[start INPUT FOR THIS TASK]
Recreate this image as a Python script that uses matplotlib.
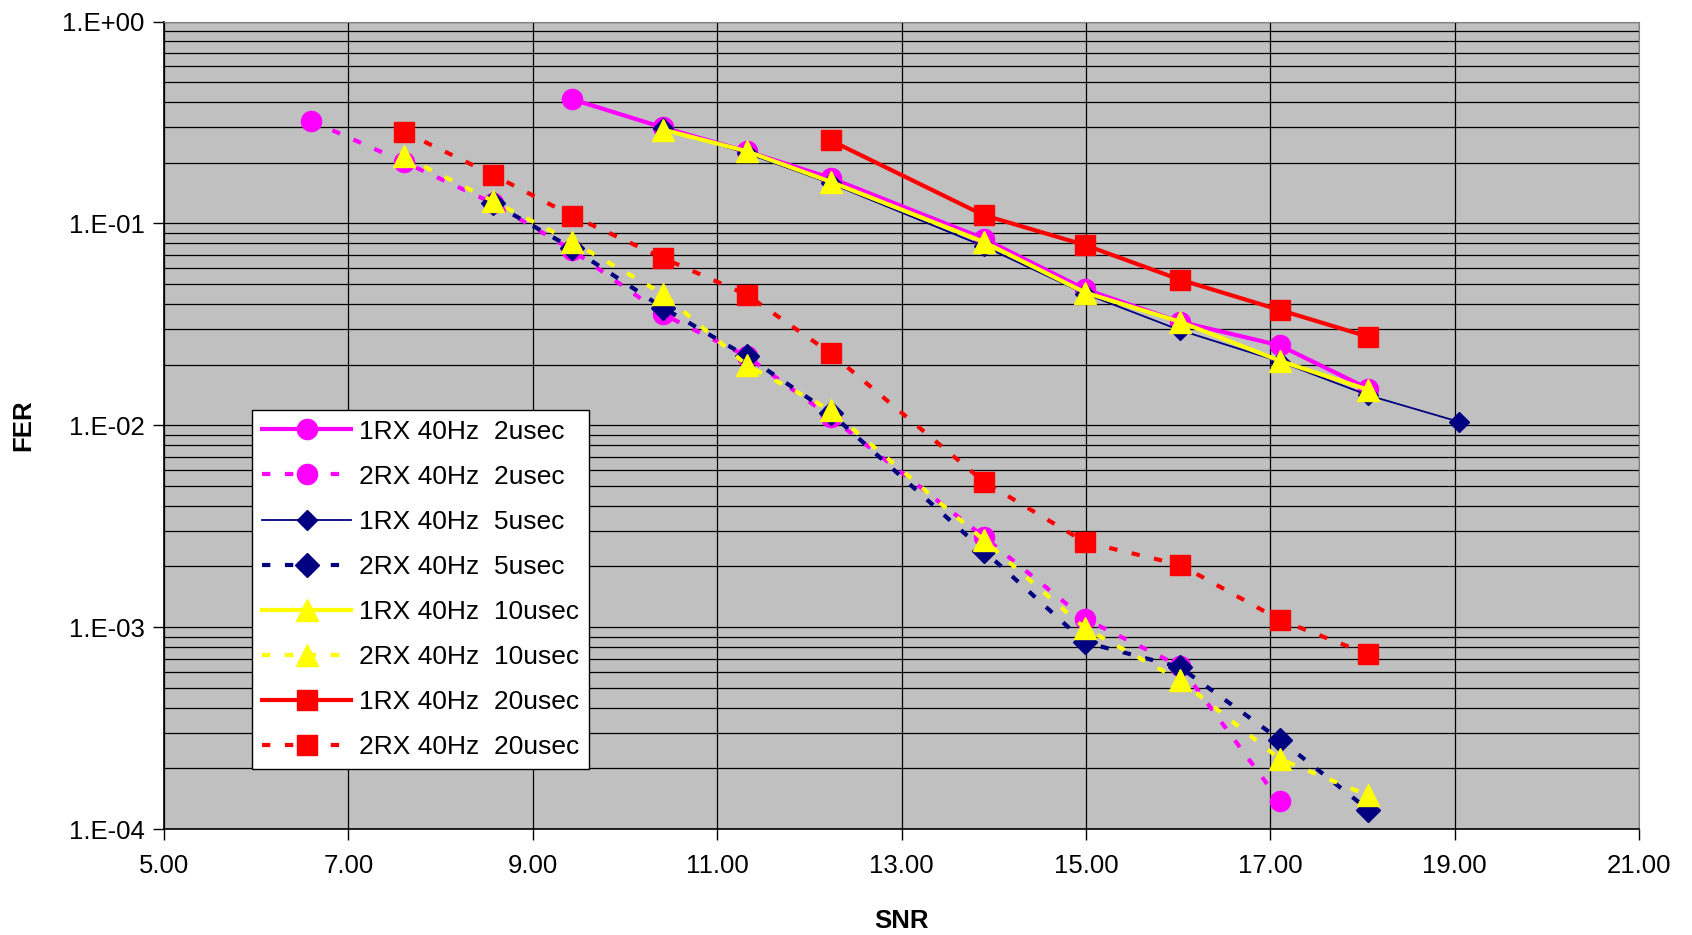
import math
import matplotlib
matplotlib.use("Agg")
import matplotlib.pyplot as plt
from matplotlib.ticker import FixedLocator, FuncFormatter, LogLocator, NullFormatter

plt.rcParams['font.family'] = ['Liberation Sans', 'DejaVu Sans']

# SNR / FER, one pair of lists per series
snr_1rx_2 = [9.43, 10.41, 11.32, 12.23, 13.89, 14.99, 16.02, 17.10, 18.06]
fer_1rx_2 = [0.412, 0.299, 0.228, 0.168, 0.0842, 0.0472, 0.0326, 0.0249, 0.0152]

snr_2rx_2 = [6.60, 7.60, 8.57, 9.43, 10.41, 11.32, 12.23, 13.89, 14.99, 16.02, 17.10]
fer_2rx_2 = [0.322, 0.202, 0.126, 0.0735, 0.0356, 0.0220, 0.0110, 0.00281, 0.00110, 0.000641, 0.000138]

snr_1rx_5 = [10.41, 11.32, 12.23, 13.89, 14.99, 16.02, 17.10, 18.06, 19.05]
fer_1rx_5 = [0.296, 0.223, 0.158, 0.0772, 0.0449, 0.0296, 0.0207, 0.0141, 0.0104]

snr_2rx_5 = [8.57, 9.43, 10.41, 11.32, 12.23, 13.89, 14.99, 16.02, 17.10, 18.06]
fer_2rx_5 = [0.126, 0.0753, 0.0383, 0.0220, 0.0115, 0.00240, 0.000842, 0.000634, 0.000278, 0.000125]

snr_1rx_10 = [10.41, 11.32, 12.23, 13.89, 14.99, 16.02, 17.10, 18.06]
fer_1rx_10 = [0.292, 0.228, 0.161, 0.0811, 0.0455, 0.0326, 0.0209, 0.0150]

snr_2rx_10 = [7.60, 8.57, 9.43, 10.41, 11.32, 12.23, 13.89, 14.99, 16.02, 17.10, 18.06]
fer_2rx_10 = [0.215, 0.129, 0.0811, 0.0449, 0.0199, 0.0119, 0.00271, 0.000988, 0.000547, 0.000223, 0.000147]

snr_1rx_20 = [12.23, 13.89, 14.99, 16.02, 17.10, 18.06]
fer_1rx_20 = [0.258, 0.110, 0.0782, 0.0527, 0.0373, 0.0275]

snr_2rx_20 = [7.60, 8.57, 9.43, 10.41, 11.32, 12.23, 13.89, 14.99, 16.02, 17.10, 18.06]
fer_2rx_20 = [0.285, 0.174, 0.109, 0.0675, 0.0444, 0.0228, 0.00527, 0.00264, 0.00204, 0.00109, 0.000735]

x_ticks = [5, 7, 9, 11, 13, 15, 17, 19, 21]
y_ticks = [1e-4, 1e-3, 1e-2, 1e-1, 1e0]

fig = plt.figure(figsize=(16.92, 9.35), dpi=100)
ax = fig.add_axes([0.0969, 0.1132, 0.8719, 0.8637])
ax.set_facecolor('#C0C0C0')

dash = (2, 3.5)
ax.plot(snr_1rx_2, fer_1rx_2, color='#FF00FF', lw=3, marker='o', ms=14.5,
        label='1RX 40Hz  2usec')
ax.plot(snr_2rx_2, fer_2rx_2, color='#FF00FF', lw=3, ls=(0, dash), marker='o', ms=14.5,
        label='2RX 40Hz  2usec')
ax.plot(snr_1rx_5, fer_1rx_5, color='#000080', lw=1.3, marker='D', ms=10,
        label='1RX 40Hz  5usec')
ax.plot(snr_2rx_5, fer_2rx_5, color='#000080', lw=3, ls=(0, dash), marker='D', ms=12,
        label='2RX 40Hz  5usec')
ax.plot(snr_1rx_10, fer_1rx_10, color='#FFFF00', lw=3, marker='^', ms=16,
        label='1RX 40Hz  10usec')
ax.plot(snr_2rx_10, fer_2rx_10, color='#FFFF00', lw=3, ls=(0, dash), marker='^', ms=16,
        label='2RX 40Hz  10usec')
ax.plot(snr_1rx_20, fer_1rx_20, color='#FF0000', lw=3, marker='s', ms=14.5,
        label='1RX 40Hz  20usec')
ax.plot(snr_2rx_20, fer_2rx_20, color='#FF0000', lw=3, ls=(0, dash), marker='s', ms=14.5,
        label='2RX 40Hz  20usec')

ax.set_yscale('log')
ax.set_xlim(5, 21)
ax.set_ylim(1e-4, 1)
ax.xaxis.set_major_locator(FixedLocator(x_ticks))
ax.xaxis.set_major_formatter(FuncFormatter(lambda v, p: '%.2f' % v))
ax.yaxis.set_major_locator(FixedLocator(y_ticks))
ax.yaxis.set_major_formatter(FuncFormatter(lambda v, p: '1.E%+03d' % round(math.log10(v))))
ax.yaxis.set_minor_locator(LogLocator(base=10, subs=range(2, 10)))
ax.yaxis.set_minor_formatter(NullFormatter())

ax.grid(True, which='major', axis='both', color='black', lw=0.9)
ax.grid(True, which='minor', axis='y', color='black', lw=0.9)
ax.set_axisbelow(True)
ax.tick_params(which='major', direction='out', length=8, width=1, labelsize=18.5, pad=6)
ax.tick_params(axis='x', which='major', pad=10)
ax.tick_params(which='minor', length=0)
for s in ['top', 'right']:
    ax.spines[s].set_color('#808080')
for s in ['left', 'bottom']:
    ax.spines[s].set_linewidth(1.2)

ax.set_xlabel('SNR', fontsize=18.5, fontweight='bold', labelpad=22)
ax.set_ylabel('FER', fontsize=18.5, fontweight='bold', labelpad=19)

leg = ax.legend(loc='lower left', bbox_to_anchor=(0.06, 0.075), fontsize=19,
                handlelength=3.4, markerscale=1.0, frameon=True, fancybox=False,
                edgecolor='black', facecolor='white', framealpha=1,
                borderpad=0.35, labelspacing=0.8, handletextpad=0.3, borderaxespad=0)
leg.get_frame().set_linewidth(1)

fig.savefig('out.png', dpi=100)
[end INPUT FOR THIS TASK]
[start INPUT FOR THIS TASK]
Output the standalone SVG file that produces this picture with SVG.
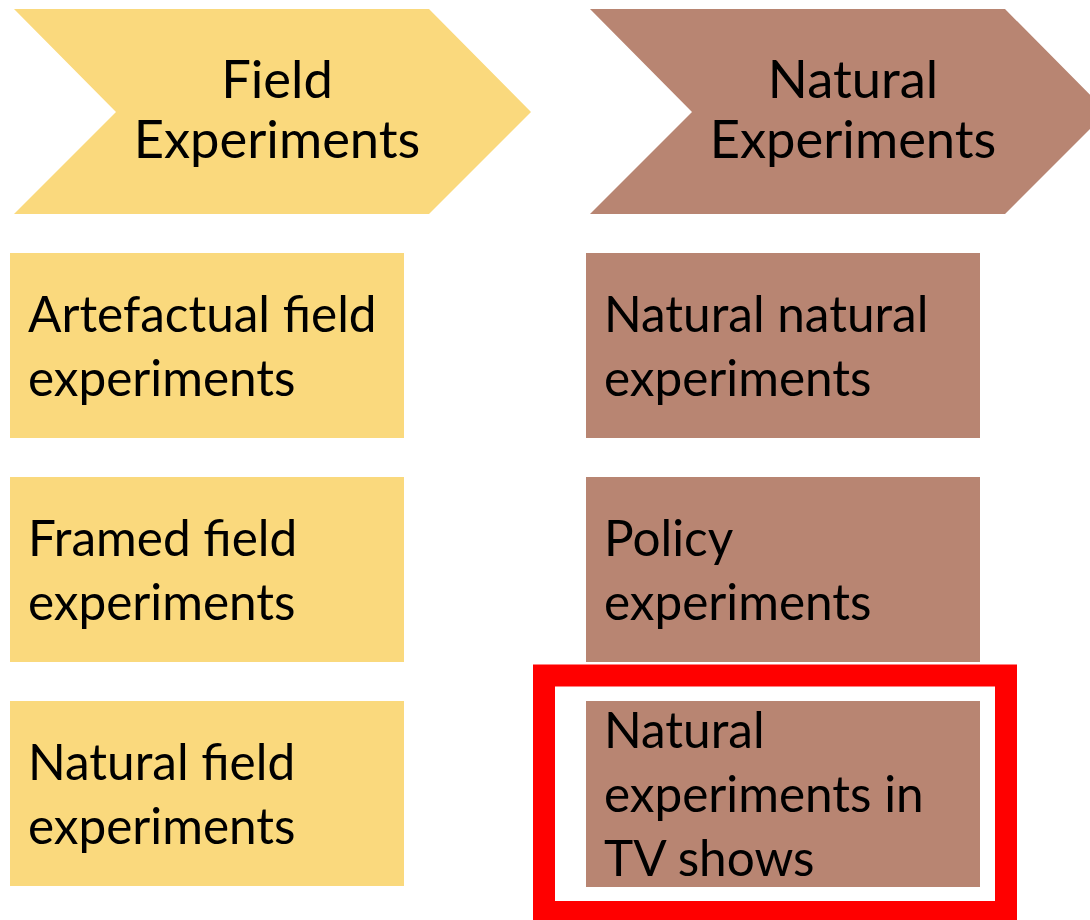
[end INPUT FOR THIS TASK]
[start INPUT FOR THIS TASK]
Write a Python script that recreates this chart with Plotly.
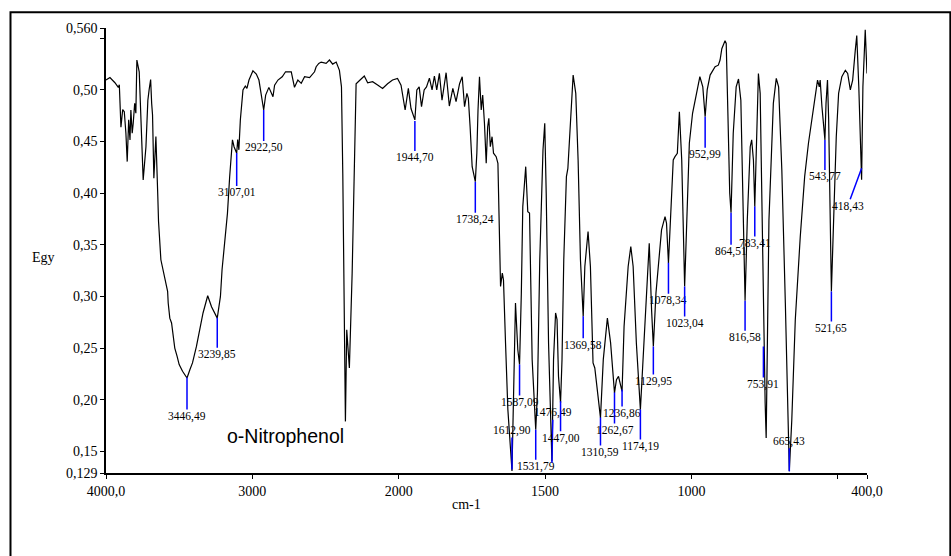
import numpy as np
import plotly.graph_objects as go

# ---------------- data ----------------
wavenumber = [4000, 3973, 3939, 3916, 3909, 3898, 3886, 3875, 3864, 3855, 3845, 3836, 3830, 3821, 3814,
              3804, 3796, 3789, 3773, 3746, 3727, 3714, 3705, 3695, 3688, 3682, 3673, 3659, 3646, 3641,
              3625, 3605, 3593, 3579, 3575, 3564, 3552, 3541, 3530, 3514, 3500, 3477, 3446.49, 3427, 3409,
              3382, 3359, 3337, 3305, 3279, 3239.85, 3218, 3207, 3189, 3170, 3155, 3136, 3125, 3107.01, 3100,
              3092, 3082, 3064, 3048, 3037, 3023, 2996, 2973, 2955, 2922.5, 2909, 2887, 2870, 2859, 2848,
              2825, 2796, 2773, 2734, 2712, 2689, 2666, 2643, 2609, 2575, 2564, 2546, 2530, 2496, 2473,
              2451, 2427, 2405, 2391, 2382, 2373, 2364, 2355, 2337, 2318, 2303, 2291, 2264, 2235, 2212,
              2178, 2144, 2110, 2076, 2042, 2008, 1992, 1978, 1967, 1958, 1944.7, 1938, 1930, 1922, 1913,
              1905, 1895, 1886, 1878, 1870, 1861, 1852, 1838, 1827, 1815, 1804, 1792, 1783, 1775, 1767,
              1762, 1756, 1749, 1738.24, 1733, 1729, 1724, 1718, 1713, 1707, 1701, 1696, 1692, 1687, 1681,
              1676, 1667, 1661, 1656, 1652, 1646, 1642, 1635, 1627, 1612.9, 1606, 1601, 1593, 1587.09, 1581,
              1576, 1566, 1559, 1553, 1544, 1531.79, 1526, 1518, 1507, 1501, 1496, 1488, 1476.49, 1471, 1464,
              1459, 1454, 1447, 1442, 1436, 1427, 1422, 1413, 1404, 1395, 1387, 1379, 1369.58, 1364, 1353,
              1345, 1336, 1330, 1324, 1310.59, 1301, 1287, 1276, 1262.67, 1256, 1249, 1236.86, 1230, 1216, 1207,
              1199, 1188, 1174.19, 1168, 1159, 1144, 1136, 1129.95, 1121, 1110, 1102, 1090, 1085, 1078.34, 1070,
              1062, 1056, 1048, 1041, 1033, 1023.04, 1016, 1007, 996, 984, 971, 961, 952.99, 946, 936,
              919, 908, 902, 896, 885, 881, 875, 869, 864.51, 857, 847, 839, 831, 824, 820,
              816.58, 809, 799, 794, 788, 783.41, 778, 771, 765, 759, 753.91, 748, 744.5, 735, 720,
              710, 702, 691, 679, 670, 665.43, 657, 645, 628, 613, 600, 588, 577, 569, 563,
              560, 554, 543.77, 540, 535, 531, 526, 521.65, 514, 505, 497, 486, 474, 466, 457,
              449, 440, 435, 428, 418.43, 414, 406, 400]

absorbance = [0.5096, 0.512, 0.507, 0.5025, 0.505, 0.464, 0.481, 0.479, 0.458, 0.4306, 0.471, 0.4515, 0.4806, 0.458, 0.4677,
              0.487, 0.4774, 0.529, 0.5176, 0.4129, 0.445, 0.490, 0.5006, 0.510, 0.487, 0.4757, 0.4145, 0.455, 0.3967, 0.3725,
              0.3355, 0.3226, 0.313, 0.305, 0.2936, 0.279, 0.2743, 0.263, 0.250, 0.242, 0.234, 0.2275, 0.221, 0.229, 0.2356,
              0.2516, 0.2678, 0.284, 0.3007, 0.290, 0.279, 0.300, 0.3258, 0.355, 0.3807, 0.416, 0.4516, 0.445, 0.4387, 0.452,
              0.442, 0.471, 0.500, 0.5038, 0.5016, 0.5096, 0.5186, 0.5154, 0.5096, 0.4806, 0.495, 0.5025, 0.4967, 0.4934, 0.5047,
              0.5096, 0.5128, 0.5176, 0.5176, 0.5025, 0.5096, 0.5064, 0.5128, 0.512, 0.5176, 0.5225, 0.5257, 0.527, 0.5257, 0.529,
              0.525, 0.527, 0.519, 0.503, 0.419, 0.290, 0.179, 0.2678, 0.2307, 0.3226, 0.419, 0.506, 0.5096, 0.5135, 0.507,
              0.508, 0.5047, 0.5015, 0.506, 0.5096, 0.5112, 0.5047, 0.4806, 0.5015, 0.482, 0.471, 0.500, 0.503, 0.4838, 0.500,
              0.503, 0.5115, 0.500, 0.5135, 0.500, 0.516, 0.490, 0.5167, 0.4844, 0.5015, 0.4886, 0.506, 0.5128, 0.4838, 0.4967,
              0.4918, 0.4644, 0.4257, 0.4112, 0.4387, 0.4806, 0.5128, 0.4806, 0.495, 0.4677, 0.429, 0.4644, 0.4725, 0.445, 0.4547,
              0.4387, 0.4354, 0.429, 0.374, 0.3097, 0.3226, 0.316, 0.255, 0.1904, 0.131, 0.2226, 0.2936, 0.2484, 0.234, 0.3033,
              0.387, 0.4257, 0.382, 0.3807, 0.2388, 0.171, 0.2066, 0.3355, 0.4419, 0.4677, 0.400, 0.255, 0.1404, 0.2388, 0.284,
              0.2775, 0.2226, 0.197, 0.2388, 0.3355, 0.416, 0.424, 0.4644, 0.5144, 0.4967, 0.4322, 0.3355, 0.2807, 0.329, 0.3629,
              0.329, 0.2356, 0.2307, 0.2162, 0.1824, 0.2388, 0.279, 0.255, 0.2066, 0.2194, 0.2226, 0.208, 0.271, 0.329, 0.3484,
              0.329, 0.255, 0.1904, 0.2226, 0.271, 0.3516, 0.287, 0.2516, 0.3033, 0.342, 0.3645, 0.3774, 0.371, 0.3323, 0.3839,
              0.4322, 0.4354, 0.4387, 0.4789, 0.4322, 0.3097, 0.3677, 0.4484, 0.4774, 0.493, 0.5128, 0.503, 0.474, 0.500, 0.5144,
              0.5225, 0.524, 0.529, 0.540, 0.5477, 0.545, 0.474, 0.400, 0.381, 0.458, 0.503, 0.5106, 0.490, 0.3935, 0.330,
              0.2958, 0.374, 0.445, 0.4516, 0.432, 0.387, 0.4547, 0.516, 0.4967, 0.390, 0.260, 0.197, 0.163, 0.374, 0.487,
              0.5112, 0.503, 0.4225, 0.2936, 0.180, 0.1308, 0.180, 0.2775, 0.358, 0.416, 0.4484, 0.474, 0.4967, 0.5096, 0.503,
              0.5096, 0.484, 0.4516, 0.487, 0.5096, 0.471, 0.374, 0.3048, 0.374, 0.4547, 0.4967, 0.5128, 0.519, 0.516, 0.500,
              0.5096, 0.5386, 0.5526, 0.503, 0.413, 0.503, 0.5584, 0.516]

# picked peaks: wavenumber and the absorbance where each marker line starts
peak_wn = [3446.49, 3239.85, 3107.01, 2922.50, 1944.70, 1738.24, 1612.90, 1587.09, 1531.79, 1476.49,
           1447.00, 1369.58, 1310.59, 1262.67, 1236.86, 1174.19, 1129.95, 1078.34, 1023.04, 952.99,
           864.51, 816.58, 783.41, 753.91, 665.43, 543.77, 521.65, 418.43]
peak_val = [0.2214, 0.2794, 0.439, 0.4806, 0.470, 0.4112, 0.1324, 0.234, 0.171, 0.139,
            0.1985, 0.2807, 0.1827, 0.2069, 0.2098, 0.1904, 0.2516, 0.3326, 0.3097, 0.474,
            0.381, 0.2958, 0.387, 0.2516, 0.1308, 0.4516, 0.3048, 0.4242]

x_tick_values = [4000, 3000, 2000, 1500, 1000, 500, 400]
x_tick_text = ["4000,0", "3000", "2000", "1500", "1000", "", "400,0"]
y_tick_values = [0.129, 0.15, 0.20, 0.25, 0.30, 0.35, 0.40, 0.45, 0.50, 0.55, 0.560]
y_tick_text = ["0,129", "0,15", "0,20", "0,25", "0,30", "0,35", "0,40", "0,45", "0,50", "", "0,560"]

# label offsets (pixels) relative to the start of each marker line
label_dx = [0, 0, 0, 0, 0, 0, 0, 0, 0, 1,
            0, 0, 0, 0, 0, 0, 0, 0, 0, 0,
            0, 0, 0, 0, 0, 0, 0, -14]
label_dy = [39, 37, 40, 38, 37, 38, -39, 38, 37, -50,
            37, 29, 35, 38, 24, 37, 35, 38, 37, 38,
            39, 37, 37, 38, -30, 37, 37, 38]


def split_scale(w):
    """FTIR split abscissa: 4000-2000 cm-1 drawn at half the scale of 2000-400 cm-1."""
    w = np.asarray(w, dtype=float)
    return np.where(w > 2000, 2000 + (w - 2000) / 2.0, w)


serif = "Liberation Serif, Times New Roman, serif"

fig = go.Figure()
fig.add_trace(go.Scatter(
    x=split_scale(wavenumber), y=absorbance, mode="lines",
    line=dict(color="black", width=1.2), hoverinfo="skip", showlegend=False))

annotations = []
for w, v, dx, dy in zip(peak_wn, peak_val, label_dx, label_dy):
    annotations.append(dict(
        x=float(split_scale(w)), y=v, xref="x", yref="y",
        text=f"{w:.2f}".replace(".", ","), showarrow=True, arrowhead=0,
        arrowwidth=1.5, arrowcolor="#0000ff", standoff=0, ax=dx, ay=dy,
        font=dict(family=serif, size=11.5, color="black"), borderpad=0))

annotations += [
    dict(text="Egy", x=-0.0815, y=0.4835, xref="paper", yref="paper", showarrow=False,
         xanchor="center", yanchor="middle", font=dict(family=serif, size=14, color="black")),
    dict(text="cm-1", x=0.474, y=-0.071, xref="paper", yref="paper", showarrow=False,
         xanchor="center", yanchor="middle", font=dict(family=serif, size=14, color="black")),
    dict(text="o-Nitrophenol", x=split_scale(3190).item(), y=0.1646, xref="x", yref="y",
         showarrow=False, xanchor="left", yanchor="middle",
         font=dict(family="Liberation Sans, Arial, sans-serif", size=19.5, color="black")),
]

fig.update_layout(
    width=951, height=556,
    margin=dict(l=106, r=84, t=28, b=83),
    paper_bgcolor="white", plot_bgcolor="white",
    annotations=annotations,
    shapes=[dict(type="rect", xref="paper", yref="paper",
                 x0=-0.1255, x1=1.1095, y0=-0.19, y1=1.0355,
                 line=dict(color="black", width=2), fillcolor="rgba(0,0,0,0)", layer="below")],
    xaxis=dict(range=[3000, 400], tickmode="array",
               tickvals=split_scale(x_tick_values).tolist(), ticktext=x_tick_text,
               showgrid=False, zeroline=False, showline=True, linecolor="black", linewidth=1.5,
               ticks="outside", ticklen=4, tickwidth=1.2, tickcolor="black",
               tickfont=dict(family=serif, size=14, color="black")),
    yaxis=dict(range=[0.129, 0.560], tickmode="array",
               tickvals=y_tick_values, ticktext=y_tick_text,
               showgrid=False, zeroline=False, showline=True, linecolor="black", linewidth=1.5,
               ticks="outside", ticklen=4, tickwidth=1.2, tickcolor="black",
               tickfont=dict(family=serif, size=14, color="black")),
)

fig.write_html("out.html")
[end INPUT FOR THIS TASK]
> **DIRECTION**
For the material above, give again only the lines starting at the line that contains "Recreate this image" and ending at the line that contains "0.0326, 0.0249, 0.0152]". Pictures do not belong in the copy.

> **SOLUTION TO THIS TASK**
Recreate this image as a Python script that uses matplotlib.
import math
import matplotlib
matplotlib.use("Agg")
import matplotlib.pyplot as plt
from matplotlib.ticker import FixedLocator, FuncFormatter, LogLocator, NullFormatter

plt.rcParams['font.family'] = ['Liberation Sans', 'DejaVu Sans']

# SNR / FER, one pair of lists per series
snr_1rx_2 = [9.43, 10.41, 11.32, 12.23, 13.89, 14.99, 16.02, 17.10, 18.06]
fer_1rx_2 = [0.412, 0.299, 0.228, 0.168, 0.0842, 0.0472, 0.0326, 0.0249, 0.0152]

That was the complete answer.